Given problem:
Starting at the first line of the listing below, retype each line up to and including the one that contains "ax.add_patch(Rectangle((771, 459), 537, 443, color='#626c88'))". Leave pictures out.

Information provided:
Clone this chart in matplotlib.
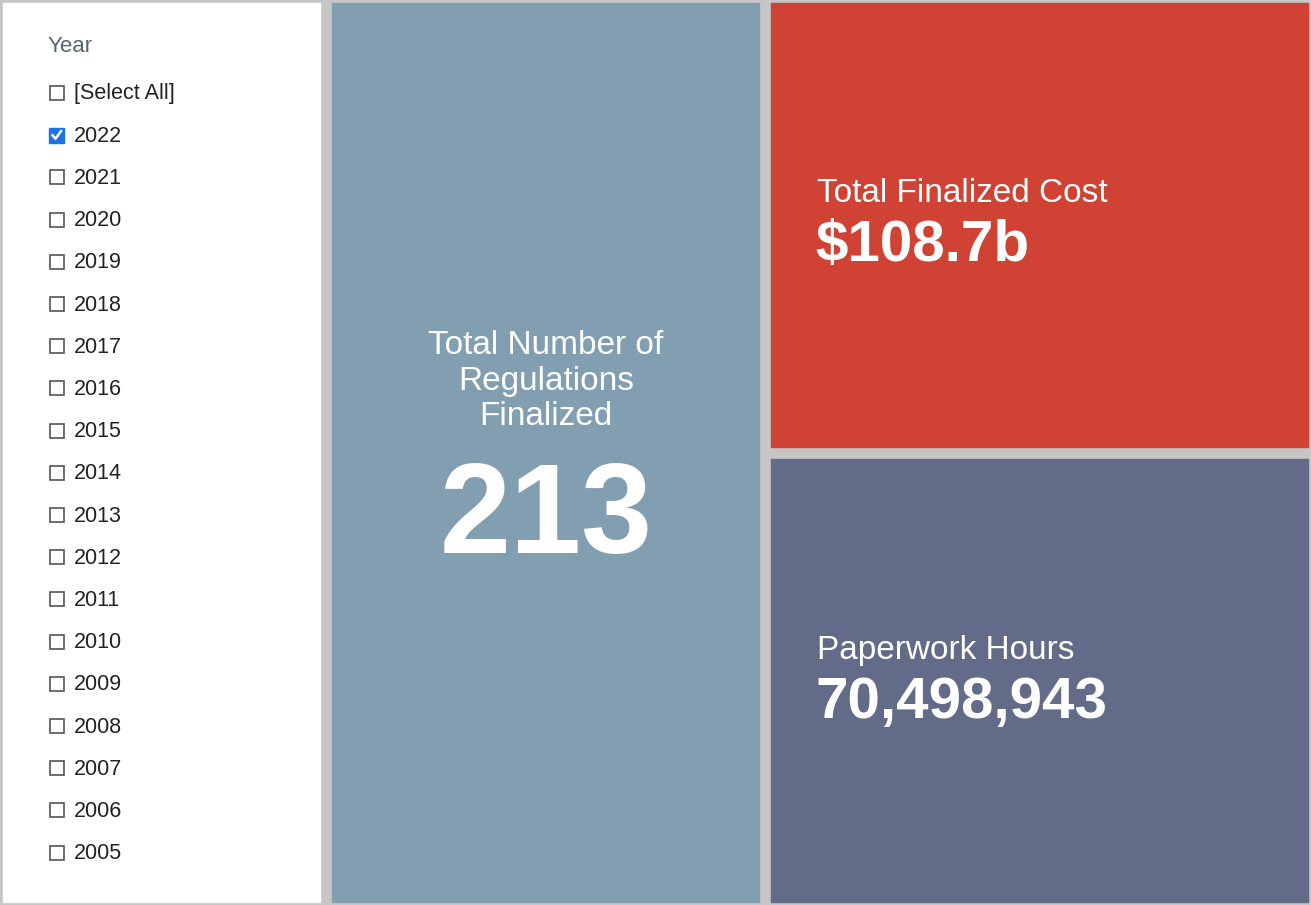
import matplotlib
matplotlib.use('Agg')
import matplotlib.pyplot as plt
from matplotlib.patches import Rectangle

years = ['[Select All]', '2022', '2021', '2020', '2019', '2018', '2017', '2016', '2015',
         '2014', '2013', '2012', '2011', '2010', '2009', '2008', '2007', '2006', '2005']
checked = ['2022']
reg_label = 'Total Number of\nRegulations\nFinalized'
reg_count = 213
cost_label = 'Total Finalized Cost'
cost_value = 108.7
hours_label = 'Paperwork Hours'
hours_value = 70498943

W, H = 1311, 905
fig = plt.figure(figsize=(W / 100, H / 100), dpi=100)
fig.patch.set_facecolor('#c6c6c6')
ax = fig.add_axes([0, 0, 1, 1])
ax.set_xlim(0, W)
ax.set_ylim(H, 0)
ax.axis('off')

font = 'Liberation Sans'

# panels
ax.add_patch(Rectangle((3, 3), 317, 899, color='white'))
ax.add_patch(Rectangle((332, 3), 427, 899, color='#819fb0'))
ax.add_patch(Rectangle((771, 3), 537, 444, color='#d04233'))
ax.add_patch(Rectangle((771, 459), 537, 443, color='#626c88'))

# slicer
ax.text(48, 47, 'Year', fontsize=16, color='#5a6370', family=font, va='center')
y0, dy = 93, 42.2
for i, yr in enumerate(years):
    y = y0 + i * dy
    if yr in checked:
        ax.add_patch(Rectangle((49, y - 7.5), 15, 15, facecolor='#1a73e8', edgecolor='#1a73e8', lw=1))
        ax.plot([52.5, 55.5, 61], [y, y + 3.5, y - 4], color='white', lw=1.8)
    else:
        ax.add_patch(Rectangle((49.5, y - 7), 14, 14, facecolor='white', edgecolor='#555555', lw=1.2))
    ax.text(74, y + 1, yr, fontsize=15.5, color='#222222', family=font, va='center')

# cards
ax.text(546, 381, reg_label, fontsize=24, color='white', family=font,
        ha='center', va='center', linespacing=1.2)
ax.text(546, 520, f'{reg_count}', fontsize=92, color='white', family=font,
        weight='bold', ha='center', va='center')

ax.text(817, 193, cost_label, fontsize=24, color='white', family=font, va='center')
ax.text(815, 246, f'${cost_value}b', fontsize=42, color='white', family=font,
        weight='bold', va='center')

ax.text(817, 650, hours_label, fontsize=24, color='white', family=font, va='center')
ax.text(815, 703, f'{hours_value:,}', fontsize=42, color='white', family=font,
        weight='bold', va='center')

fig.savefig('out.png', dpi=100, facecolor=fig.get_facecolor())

Result for this task:
Clone this chart in matplotlib.
import matplotlib
matplotlib.use('Agg')
import matplotlib.pyplot as plt
from matplotlib.patches import Rectangle

years = ['[Select All]', '2022', '2021', '2020', '2019', '2018', '2017', '2016', '2015',
         '2014', '2013', '2012', '2011', '2010', '2009', '2008', '2007', '2006', '2005']
checked = ['2022']
reg_label = 'Total Number of\nRegulations\nFinalized'
reg_count = 213
cost_label = 'Total Finalized Cost'
cost_value = 108.7
hours_label = 'Paperwork Hours'
hours_value = 70498943

W, H = 1311, 905
fig = plt.figure(figsize=(W / 100, H / 100), dpi=100)
fig.patch.set_facecolor('#c6c6c6')
ax = fig.add_axes([0, 0, 1, 1])
ax.set_xlim(0, W)
ax.set_ylim(H, 0)
ax.axis('off')

font = 'Liberation Sans'

# panels
ax.add_patch(Rectangle((3, 3), 317, 899, color='white'))
ax.add_patch(Rectangle((332, 3), 427, 899, color='#819fb0'))
ax.add_patch(Rectangle((771, 3), 537, 444, color='#d04233'))
ax.add_patch(Rectangle((771, 459), 537, 443, color='#626c88'))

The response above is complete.